Written task.
Nothing after the line with "(aWitch) at (1184.8,203)" belongs in the copy; extract the lines below from the top through that line, pictures left out.

Supplied records.
-.-.-

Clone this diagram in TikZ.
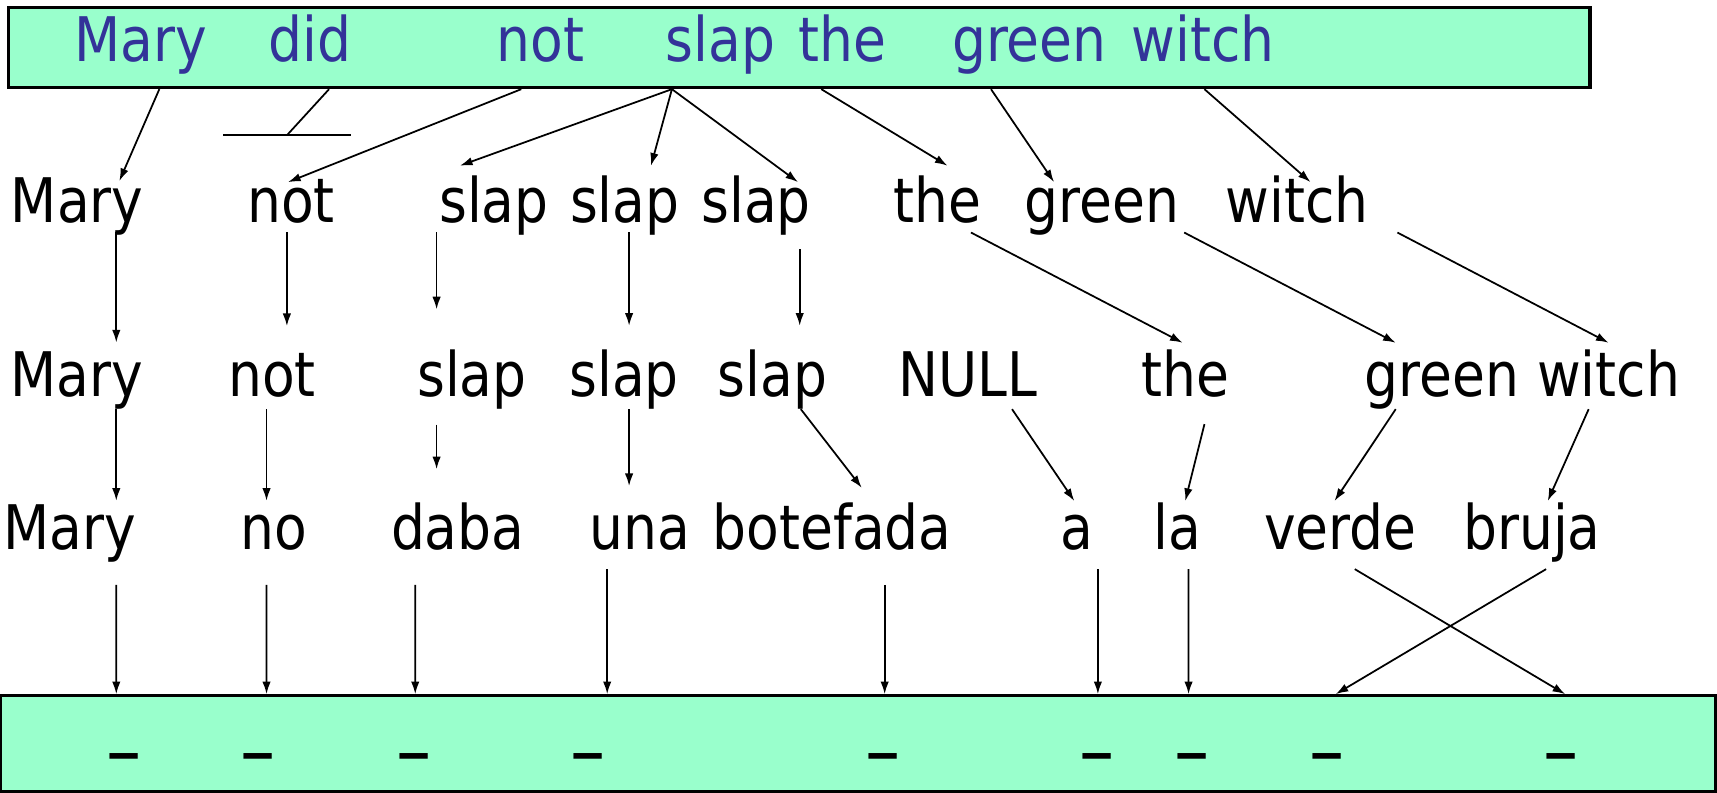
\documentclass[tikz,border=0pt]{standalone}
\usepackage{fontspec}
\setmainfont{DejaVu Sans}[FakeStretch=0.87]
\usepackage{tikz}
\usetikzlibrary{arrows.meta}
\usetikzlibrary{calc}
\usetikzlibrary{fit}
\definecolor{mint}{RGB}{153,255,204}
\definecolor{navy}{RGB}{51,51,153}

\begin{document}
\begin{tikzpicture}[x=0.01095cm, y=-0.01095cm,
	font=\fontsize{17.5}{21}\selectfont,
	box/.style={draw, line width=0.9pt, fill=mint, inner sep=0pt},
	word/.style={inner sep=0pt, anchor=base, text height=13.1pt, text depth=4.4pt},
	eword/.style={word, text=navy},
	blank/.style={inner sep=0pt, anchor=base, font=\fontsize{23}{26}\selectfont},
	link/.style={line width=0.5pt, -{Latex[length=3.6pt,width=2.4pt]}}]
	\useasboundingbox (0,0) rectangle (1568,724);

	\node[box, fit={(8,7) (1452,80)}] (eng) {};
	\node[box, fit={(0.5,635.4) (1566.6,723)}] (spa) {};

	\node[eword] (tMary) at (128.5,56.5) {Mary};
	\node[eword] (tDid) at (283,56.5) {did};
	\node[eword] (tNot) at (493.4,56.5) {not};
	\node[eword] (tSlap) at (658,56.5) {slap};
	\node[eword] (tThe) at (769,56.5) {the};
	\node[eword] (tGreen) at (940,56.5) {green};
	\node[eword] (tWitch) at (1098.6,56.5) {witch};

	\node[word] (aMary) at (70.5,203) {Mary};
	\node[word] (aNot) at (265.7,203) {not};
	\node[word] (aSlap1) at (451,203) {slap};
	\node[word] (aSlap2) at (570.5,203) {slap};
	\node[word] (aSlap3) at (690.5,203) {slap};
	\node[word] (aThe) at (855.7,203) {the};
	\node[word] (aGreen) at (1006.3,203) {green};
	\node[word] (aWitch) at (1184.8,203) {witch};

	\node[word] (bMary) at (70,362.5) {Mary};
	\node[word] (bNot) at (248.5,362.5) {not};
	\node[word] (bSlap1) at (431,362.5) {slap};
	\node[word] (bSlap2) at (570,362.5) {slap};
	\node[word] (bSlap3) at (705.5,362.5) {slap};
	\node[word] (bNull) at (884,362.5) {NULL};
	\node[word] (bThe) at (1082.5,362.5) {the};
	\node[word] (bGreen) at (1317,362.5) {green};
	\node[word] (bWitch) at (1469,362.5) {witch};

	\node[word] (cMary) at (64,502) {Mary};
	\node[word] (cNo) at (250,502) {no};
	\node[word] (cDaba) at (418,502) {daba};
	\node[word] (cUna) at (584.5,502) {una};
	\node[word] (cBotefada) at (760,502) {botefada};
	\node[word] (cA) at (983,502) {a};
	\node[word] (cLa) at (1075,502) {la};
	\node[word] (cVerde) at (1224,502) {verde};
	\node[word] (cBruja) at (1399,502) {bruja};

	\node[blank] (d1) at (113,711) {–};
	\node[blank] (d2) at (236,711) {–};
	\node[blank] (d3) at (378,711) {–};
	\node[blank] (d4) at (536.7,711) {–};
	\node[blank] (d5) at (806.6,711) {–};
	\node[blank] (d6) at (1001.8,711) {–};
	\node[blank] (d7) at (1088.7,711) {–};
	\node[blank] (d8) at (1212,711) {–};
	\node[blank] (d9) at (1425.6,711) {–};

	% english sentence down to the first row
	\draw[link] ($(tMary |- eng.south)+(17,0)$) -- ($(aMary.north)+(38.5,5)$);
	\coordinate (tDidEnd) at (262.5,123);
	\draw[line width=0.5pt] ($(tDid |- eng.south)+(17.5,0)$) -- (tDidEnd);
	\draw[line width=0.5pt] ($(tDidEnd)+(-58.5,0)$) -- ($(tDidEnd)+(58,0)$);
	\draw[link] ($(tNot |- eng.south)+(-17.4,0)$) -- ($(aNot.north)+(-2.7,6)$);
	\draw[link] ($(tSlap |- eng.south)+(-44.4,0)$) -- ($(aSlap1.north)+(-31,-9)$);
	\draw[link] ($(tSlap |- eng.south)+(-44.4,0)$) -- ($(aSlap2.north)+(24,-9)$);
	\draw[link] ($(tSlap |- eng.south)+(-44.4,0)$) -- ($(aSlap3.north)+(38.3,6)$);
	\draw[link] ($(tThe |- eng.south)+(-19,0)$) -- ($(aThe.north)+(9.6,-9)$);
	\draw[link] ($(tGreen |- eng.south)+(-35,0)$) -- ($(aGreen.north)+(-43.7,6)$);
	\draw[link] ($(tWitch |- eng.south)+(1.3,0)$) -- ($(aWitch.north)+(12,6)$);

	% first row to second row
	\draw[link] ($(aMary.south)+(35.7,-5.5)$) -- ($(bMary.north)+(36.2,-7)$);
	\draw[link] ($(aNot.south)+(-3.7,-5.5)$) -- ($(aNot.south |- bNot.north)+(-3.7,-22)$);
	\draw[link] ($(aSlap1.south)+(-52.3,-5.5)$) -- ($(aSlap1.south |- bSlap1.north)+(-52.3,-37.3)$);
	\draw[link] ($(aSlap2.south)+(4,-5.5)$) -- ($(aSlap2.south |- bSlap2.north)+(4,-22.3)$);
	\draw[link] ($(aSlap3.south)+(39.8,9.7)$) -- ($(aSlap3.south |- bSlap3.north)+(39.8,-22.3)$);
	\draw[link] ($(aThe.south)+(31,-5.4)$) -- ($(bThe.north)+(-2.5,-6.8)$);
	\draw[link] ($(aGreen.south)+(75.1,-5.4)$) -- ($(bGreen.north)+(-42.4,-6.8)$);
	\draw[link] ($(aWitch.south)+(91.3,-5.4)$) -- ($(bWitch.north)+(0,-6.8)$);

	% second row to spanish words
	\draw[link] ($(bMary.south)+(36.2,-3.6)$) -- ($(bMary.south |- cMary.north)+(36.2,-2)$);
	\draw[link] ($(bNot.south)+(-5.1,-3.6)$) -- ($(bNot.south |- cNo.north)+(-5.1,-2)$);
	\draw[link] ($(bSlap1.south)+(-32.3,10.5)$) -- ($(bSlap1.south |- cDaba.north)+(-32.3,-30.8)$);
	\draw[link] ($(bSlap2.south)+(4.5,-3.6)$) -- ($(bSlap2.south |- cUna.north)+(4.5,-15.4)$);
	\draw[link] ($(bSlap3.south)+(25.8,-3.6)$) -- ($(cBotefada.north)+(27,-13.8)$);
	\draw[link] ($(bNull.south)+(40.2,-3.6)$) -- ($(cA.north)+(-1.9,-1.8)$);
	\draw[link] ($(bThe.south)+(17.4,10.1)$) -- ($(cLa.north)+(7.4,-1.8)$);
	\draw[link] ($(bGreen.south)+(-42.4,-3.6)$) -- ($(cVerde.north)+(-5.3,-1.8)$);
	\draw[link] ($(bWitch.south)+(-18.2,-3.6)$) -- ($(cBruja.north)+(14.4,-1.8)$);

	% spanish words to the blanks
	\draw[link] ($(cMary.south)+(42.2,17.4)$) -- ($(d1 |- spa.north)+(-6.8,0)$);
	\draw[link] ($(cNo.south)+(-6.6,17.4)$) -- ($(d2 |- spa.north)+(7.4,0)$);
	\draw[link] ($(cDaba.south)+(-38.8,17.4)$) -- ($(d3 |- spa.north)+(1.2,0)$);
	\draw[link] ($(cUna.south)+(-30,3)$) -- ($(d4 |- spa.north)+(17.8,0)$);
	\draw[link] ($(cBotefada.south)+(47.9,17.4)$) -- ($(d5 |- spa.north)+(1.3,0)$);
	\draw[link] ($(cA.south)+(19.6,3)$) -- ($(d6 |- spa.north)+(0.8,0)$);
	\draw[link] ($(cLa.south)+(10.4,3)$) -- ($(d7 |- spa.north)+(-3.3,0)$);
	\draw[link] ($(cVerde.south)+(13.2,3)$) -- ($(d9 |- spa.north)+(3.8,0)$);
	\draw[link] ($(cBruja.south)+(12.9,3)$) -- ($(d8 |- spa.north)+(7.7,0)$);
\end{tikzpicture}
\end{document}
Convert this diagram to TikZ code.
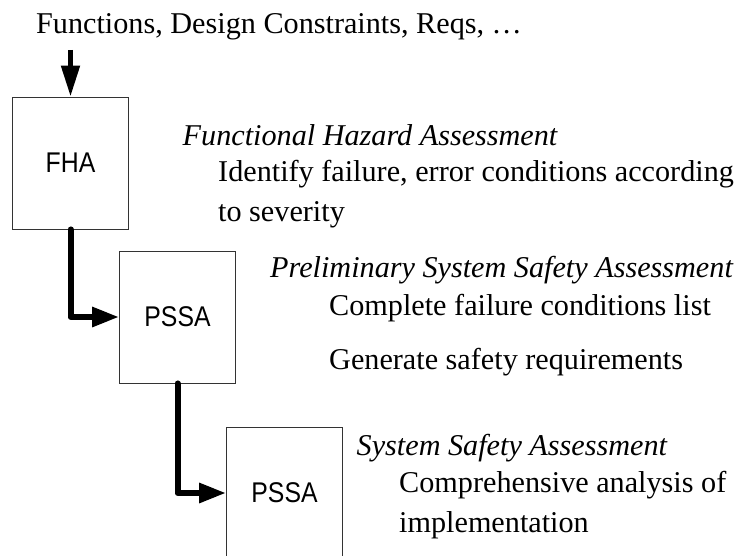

-.-.-

Result.
Clone this diagram in TikZ.
\documentclass[tikz,border=0pt]{standalone}
\usepackage{fontspec}
\setmainfont{DejaVu Sans}[FakeStretch=0.87]
\usepackage{tikz}
\usetikzlibrary{arrows.meta}
\usetikzlibrary{calc}
\usetikzlibrary{fit}
\definecolor{mint}{RGB}{153,255,204}
\definecolor{navy}{RGB}{51,51,153}

\begin{document}
\begin{tikzpicture}[x=0.01095cm, y=-0.01095cm,
	font=\fontsize{17.5}{21}\selectfont,
	box/.style={draw, line width=0.9pt, fill=mint, inner sep=0pt},
	word/.style={inner sep=0pt, anchor=base, text height=13.1pt, text depth=4.4pt},
	eword/.style={word, text=navy},
	blank/.style={inner sep=0pt, anchor=base, font=\fontsize{23}{26}\selectfont},
	link/.style={line width=0.5pt, -{Latex[length=3.6pt,width=2.4pt]}}]
	\useasboundingbox (0,0) rectangle (1568,724);

	\node[box, fit={(8,7) (1452,80)}] (eng) {};
	\node[box, fit={(0.5,635.4) (1566.6,723)}] (spa) {};

	\node[eword] (tMary) at (128.5,56.5) {Mary};
	\node[eword] (tDid) at (283,56.5) {did};
	\node[eword] (tNot) at (493.4,56.5) {not};
	\node[eword] (tSlap) at (658,56.5) {slap};
	\node[eword] (tThe) at (769,56.5) {the};
	\node[eword] (tGreen) at (940,56.5) {green};
	\node[eword] (tWitch) at (1098.6,56.5) {witch};

	\node[word] (aMary) at (70.5,203) {Mary};
	\node[word] (aNot) at (265.7,203) {not};
	\node[word] (aSlap1) at (451,203) {slap};
	\node[word] (aSlap2) at (570.5,203) {slap};
	\node[word] (aSlap3) at (690.5,203) {slap};
	\node[word] (aThe) at (855.7,203) {the};
	\node[word] (aGreen) at (1006.3,203) {green};
	\node[word] (aWitch) at (1184.8,203) {witch};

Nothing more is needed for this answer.